Well unless you specifically know their user name, which normally isn't a question you're asked during interviews. I don't think anyones going to have a problem. Personally I haven't seen anything that would be considered "horrid" Sure you'll get the impression that astrotechie thinks everything is going to end in the worse way and he thinks hes racially discriminated against.

But he's not plotting plans to take out the president here  

You can try searching my actual name and maybe somehow you'll hit control booth but unlikley as I'm also from American Idol, I'm a country singer, and I own a Car Dealership


On a side note there's only 3 people from Woburn Here, Me, Astrotechi, and MHarriman. The OP which we sort of hijacked the thread from it would seem is a seperate case in a completely different state .


----------



## avkid (Apr 21, 2007)

I figured you would jump me.
Forget it, the same crap happened to me in high school and somebody was threatening me with internet search results that were mostly from here.
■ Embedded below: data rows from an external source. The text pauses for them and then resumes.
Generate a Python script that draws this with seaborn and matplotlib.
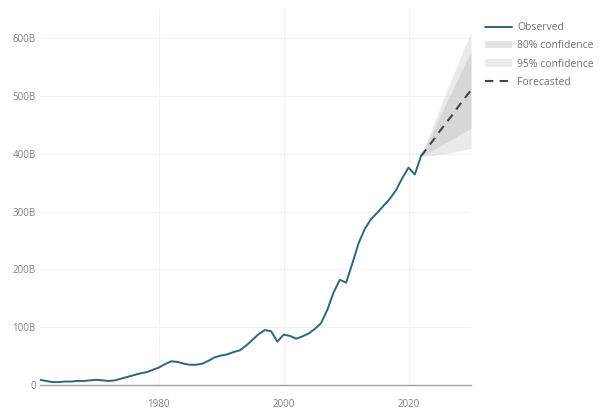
import matplotlib
matplotlib.use("Agg")
import matplotlib.pyplot as plt
import seaborn as sns
import pandas as pd
from matplotlib.ticker import FixedLocator, FuncFormatter

# Observed series (billions)
years = list(range(1961, 2023))
observed = [
    9, 7, 5, 5, 6, 6, 7, 7, 8, 9,
    8, 7, 8, 11, 14, 17, 20, 22, 26, 30,
    36, 41, 40, 37, 35, 35, 37, 42, 48, 51,
    53, 57, 60, 68, 78, 88, 95, 93, 75, 87,
    85, 80, 84, 89, 97, 107, 130, 160, 182, 177,
    210, 245, 270, 287, 298, 310, 322, 337, 358, 376,
    364, 396,
]

# Forecast with confidence intervals
fc_years = [2022, 2023, 2024, 2025, 2026, 2027, 2028, 2029, 2030]
forecast = [396, 410, 424, 439, 453, 467, 482, 496, 510]
lo80 = [396, 401, 407, 413, 419, 425, 432, 438, 444]
hi80 = [396, 419, 441, 465, 487, 509, 532, 554, 576]
lo95 = [396, 396, 397, 399, 400, 402, 405, 407, 409]
hi95 = [396, 424, 451, 479, 506, 532, 559, 585, 611]

y_ticks = [0, 100, 200, 300, 400, 500, 600]
x_ticks = [1980, 2000, 2020]

sns.set_style("white")
plt.rcParams["font.family"] = ["Open Sans", "DejaVu Sans"]

obs_df = pd.DataFrame({"year": years, "value": observed})
fc_df = pd.DataFrame({"year": fc_years, "value": forecast})

fig = plt.figure(figsize=(6.09, 4.17), dpi=100)
ax = fig.add_axes([40 / 609, 32 / 417, 431 / 609, 377 / 417])

ax.fill_between(fc_years, lo95, hi95, color="#d6d6d6", alpha=0.5,
                linewidth=0, label="95% confidence", zorder=1)
ax.fill_between(fc_years, lo80, hi80, color="#bcbcbc", alpha=0.4,
                linewidth=0, label="80% confidence", zorder=2)

sns.lineplot(data=obs_df, x="year", y="value", ax=ax, color="#2e6678",
             linewidth=1.4, label="Observed", zorder=4)
sns.lineplot(data=fc_df, x="year", y="value", ax=ax, color="#3b4650",
             linewidth=1.5, label="Forecasted", zorder=5)
ax.lines[-1].set_dashes([4, 3])

ax.set_xlim(1961, 2030)
ax.set_ylim(0, 652)
ax.xaxis.set_major_locator(FixedLocator(x_ticks))
ax.yaxis.set_major_locator(FixedLocator(y_ticks))
ax.yaxis.set_major_formatter(FuncFormatter(lambda v, p: "0" if v == 0 else f"{int(v)}B"))
ax.set_xlabel("")
ax.set_ylabel("")

ax.grid(True, color="#f2f2f2", linewidth=0.8)
ax.set_axisbelow(True)
for side in ["top", "right", "left"]:
    ax.spines[side].set_visible(False)
ax.spines["bottom"].set_color("#a0a0a0")
ax.spines["bottom"].set_linewidth(1.0)
ax.tick_params(axis="both", length=0, labelsize=7, labelcolor="#808080")
ax.tick_params(axis="y", pad=3)
ax.tick_params(axis="x", pad=10)

ax.get_legend().remove()
handles, labels = ax.get_legend_handles_labels()
order = ["Observed", "80% confidence", "95% confidence", "Forecasted"]
hmap = dict(zip(labels, handles))
fig.legend([hmap[k] for k in order], order, loc="upper left",
           bbox_to_anchor=(481 / 609, 1 - 18 / 417), frameon=False,
           fontsize=7.5, labelcolor="#707070", handlelength=2.6,
           handletextpad=0.5, labelspacing=0.7, borderaxespad=0)

fig.savefig("out.png", dpi=100)
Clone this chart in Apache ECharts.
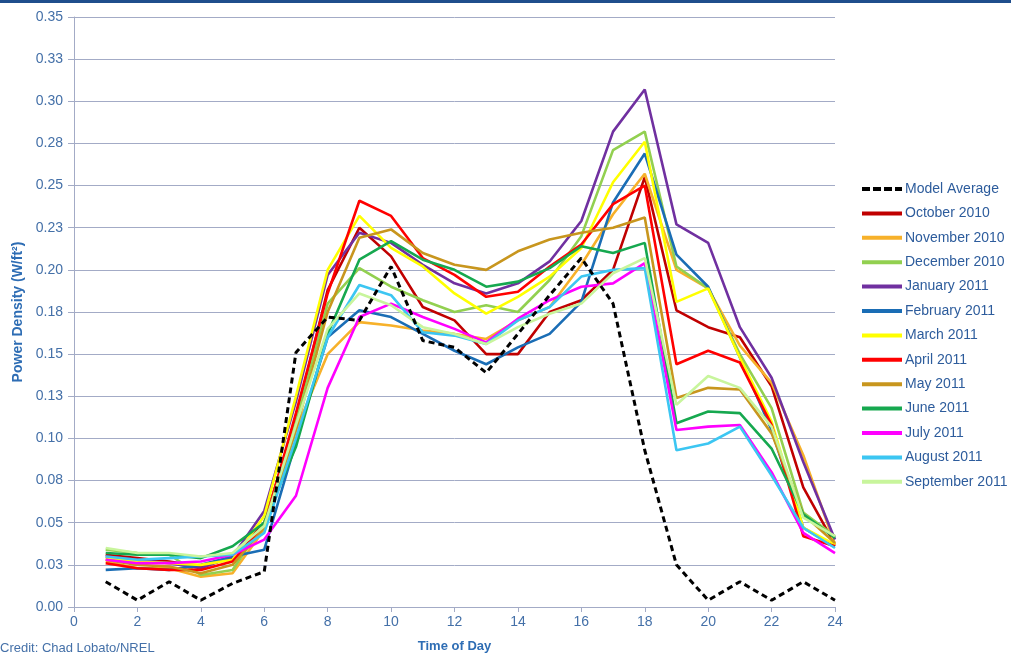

Mind you, they were mostly irrelevant. Certain individuals can spin almost anything to appear in their favor.


----------



## gafftaper (Apr 21, 2007)

AHHHHHHH!!!!! TO MUCH IMMATURE IRRESPONSIBLE CRAP GOING ON IN THIS THREAD!!! I tried to ignore this thread but can't take it anymore. 

There was a hole in the grid so it's not your fault that you broke the rules and went on the roof?!?! It also sounds like it's somehow all the stage manger's fault in your mind. First off none of you would be working for me after this. I can always train someone else to take your spot and there will always be someone else who wants to take your place. You abused your privileges in the theater to do something dumb and dangerous. You abuse privileges you lose privileges... period. You don't deserve a heroes' welcome back by the cast. You don't deserve to be back at all because you clearly haven't learned anything. 

Do you like Tech? Do you want to possibly have a career in it some day? Figure out why what you did is wrong. Since your school administration is incompetent and bows to the whims of the drama teacher when it comes to rule enforcement, let me tell you what happens if you are unsafe and don't follow the rules in the working world. You WILL be fired and you will have a VERY hard time finding work again (word gets around and your reputation will be very difficult to overcome). 

Secondly the stage manager. Don't like her? TOUGH, suck it up and do YOUR job right. Is there something wrong with how the stage manager is calling something. Talk to the stage manger and then your director/teacher. Still don't like the resolution. Suck it up and do YOUR job right. Work hard keep your head down and focus on YOUR job. Can't stand it, fine leave. You can and will be replaced. If you are as good as you think you are you can easily find other theater opportunities outside of your high school. 

Grow up. High School theater tech should teach one one thing above all else... personal responsibility. Clearly you haven't figured that one out yet. While Rickyblu's story is similar there is one huge difference. In his story, the techies were the responsible ones doing their jobs.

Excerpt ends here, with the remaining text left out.